It seems as if the world has gone haywire. Politicians on both sides of the aisle are spending taxpayer dollars (and future generations’ taxpayer dollars) like drunken sailors.
Let me correct myself: Washington politicians make drunken sailors look like Ebenezer Scrooge.
In 2019, the U.S. deficit will top $1 trillion, a new record. It has grown a mind-blowing 23% so far this year.
The president wants interest rates to be cut. This isn’t because of any need to lower rates (after all, he constantly talks about our “record” economy), but because it will help him get reelected.
Who cares about the asset bubble it will create or the massive burden our children and grandchildren will be left with? That’s for the next guy or gal who occupies the White House to worry about.
Unemployment is at its lowest level in decades, consumer sentiment is at 18-year highs and GDP grew 3.1% in the first quarter.

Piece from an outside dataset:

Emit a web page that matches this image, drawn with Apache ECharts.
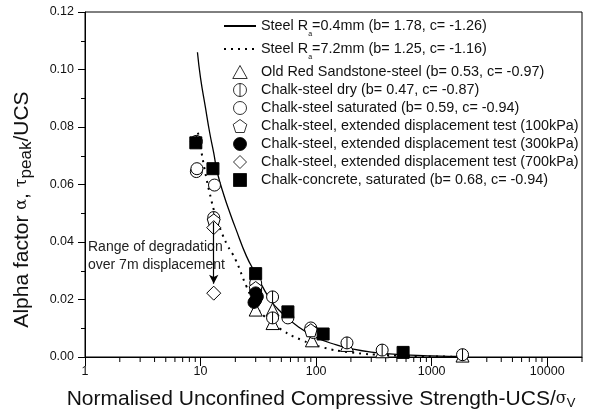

Unbelievably, Fed Chair Jerome Powell, a very sharp seven-year veteran of the Federal Reserve who is reportedly worth nine figures, is going along with this insane plan. And so is Congress, Republicans and Democrats alike.
I can’t help but wonder whether, if we had a citizenry that was educated on how money works, most of these bozos in Washington would be voted out and have to work a real job (maybe for the first time in their lives).
I’m talking about you, Marco Rubio and Bernie Sanders (and many others).
The problem is that financial literacy has not been taught in schools or universities until just the past few years. And many of the programs used are awful. It’s not that the lessons they teach are wrong – they’re good lessons. The problem is that the content is boring.
I watched my high schooler’s mandatory online financial literacy course (it was maybe a total of eight hours), and it was a joke. C-SPAN marathons are more engaging.
A basic economics course should be mandatory in high school, as should a personal finance class that teaches how to balance a checkbook (even an online checkbook) and how compound interest works, along with consumer skills.
In fact, if you want to teach your kids or grandkids (or even yourself) just one financial skill that will make all the difference in life, it should be understanding compound interest.
So many consumers jump at cheap credit card offers. I once signed up for a credit card in college because they gave away king-sized Reese’s Peanut Butter Cups.
(To be fair, I would have done nearly anything for the peanut butter cups. They were king-sized, after all.)
But those credit cards got a lot of people in trouble as the debt piled up, and even those who diligently paid their minimum balances due every month fell further and further behind as the interest compounded.
On the flip side, those who invested young and let their money compound are now so far ahead of their peers it’s ridiculous.
Compound interest is when the interest you earn earns interest.
If you started with $1,000 and earned 10%, you’d earn $100 in interest and now have $1,100. However, the next year, because you’re starting with $100 more, you’d earn $110, giving you a total of $1,210.
It may not sound like much, but it adds up. At the end of 10 years, your annual interest payment would be $236. After 20 years, the annual interest would be $612, and after 30 years, the annual interest would be nearly $54,000!
That’s not a typo. That’s the power of compounding. And the total nest egg from a one-time $1,000 investment would be nearly $200,000.
Here’s another way to look at it…
An investor who invests $5,000 at 25 years old and continues to invest $2,500 until age 65 will have invested a total of $200,000. If she earns 7% per year, she will finish with nearly $609,000.
A similar investor waits until age 35 to begin investing, but in order to play catch-up, he invests twice as much. He starts with a $10,000 initial investment and adds $10,000 to it each year. At age 65, he has invested a total of $300,000, yet he winds up with $581,000.
The person who waits has to invest $100,000 more just to get close to the total of the first investor.
It is my great hope that this generation of students will be taught some basic financial skills that will help dig them out of the holes we’ve created for them.